Designed by the Copenhagen-based architecture studio Dorte Mandrup, The Whale, as it’s been dubbed, will be nothing if not true to its moniker. The proposed structure is designed to look just like one of the region’s most familiar animals: whales. The museum is set to open in Andenes, a tiny coastal village at the tip of the northernmost island in the Vesterålen archipelago. Located nearly 320 kilometres north of the Arctic Circle, the village is known for being one of the best places to spot migrating whales in the world, drawing more than 50,000 visitors a year.
Situated by the edge of the ocean, the curved structure is meant to look like a natural outgrowth of the rocky landscape, as if, according to the Dorte Mandrup, “a giant had lifted a thin layer of the crust of the earth and created a cavity underneath.” Once complete, The Whale will serve as educational museum for the thousands of tourists that flock to Andenes annually. Its stone-covered, shell-like rooftop will also function as a viewing platform from which guests can spot the pilot, minke, and sperm whales that are drawn to the waters around the village every June to August because of the abundance of squid.
“Located this far North, Andøya is a unique place and The Whale an extraordinary project,” firm founder and creative director Dorte Mandrup said in a press release. “Not only will we be creating architecture in yet another remarkable landscape, but we will also take part in increasing the understanding of whales and preservation of marine life.”

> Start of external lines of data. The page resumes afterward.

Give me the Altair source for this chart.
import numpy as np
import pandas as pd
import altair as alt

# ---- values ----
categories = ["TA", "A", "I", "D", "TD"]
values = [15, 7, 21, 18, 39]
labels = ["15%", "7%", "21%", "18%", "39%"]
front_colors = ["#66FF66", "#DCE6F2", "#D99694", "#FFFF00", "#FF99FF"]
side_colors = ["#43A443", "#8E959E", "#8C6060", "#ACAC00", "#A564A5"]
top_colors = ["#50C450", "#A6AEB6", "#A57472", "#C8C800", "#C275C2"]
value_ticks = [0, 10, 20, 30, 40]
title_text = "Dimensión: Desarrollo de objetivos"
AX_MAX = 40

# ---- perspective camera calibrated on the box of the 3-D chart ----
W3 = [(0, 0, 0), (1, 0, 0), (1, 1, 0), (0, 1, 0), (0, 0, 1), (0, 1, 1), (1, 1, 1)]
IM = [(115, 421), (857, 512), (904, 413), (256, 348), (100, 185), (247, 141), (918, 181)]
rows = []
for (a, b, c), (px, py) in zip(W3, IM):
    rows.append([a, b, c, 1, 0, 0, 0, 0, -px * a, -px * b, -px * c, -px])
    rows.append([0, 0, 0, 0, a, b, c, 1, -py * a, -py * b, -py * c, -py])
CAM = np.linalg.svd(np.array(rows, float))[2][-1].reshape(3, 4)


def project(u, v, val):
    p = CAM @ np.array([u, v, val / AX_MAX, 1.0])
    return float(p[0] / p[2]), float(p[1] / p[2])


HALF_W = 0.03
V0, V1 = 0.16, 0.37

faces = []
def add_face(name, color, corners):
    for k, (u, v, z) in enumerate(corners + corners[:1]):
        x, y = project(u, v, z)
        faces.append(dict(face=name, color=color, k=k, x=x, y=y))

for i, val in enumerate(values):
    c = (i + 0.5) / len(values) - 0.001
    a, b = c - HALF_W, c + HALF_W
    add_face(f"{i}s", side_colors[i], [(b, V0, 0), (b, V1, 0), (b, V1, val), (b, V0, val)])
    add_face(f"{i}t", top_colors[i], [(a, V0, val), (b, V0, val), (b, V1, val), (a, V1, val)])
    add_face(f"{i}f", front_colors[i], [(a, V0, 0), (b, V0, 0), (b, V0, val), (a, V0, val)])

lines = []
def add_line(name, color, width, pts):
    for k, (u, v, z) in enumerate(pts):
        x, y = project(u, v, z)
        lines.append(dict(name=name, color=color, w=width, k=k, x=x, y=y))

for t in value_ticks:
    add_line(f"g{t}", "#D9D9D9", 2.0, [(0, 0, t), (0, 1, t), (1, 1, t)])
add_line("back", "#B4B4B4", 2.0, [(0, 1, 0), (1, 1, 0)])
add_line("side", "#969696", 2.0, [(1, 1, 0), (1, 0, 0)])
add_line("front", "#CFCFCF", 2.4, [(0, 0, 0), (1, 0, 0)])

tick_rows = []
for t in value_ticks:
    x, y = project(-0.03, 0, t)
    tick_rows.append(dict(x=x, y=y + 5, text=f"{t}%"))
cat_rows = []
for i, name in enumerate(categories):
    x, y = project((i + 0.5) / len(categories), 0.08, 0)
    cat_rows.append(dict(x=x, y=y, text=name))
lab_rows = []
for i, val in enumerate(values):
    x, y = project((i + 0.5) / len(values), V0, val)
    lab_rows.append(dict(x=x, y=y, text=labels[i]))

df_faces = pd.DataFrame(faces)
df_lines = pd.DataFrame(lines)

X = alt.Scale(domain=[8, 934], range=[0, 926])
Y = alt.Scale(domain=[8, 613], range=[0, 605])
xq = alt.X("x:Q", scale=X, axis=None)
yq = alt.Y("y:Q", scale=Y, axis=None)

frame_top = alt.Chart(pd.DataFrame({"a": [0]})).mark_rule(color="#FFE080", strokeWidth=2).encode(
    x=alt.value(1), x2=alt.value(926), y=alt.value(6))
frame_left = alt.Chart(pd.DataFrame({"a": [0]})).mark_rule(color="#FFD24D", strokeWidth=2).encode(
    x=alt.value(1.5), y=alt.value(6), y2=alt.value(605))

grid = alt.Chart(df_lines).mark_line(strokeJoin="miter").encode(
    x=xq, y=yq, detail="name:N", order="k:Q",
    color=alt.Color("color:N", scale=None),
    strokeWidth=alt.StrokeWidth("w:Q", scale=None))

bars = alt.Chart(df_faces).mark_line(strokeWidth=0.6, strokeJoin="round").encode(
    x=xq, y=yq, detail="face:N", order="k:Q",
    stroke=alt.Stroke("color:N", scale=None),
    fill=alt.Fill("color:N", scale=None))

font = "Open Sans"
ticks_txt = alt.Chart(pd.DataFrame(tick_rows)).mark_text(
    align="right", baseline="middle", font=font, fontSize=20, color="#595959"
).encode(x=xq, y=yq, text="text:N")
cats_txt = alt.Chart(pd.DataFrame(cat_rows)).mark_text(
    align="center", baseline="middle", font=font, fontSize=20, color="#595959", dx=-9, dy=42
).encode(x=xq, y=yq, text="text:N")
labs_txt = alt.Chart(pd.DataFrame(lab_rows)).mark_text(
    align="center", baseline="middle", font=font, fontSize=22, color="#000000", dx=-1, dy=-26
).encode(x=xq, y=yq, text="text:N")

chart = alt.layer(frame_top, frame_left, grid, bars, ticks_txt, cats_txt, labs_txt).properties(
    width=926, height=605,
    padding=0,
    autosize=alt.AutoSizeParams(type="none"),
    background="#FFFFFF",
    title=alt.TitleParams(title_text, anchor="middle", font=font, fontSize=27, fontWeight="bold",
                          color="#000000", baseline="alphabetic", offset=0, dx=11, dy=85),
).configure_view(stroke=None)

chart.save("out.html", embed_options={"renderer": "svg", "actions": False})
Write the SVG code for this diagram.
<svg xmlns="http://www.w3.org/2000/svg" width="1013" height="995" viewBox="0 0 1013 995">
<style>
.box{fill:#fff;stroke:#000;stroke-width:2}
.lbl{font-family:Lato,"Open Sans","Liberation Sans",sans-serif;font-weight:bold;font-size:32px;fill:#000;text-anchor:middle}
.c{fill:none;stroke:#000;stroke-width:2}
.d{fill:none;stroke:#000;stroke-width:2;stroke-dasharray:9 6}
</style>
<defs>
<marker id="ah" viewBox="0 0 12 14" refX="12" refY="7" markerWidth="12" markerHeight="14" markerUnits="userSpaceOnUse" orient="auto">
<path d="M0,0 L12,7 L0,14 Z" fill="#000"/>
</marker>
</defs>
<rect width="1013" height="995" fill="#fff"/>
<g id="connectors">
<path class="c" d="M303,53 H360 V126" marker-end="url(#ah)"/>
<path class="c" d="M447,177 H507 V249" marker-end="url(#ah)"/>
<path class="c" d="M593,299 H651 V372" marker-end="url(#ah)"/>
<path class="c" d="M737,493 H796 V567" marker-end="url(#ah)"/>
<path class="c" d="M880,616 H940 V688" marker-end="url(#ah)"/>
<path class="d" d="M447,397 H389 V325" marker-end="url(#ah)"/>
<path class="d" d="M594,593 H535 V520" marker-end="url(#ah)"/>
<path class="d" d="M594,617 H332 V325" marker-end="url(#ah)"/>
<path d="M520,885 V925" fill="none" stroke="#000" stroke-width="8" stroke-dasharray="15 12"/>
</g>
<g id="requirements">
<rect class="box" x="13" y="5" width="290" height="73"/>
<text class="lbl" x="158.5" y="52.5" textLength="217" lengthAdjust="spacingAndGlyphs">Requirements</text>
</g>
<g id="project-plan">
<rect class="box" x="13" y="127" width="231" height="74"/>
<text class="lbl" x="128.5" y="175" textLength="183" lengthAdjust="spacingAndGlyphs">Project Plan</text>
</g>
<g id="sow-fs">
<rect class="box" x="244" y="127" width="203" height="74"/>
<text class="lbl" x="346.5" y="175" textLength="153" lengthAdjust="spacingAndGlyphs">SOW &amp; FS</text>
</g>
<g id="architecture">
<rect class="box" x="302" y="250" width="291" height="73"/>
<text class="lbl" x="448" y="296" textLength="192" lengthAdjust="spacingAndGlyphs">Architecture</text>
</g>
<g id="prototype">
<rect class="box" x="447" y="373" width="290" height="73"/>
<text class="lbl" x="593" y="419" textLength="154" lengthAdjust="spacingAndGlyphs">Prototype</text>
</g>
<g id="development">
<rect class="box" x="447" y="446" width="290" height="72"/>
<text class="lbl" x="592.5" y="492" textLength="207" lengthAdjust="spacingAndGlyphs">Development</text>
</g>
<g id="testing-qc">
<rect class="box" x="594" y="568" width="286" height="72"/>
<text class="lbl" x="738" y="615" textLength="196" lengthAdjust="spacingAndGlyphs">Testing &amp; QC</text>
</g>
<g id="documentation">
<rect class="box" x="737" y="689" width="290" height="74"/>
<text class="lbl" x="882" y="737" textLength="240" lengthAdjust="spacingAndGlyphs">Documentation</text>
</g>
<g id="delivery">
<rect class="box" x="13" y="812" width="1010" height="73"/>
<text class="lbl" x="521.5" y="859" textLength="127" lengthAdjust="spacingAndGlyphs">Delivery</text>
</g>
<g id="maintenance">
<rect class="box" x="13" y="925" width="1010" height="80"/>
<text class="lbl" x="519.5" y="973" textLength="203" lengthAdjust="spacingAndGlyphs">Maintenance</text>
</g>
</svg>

A rendering of the interior of The Whale MIR
As striking as The Whale may look, it will fit right in with the country’s growing collection of architecturally striking buildings. Other particularly bold examples from this year include an underwater restaurant appropriately named Under which opened earlier this spring and a twisting art museum/public bridge called the Twist located in the Kistefos Sculpture Park.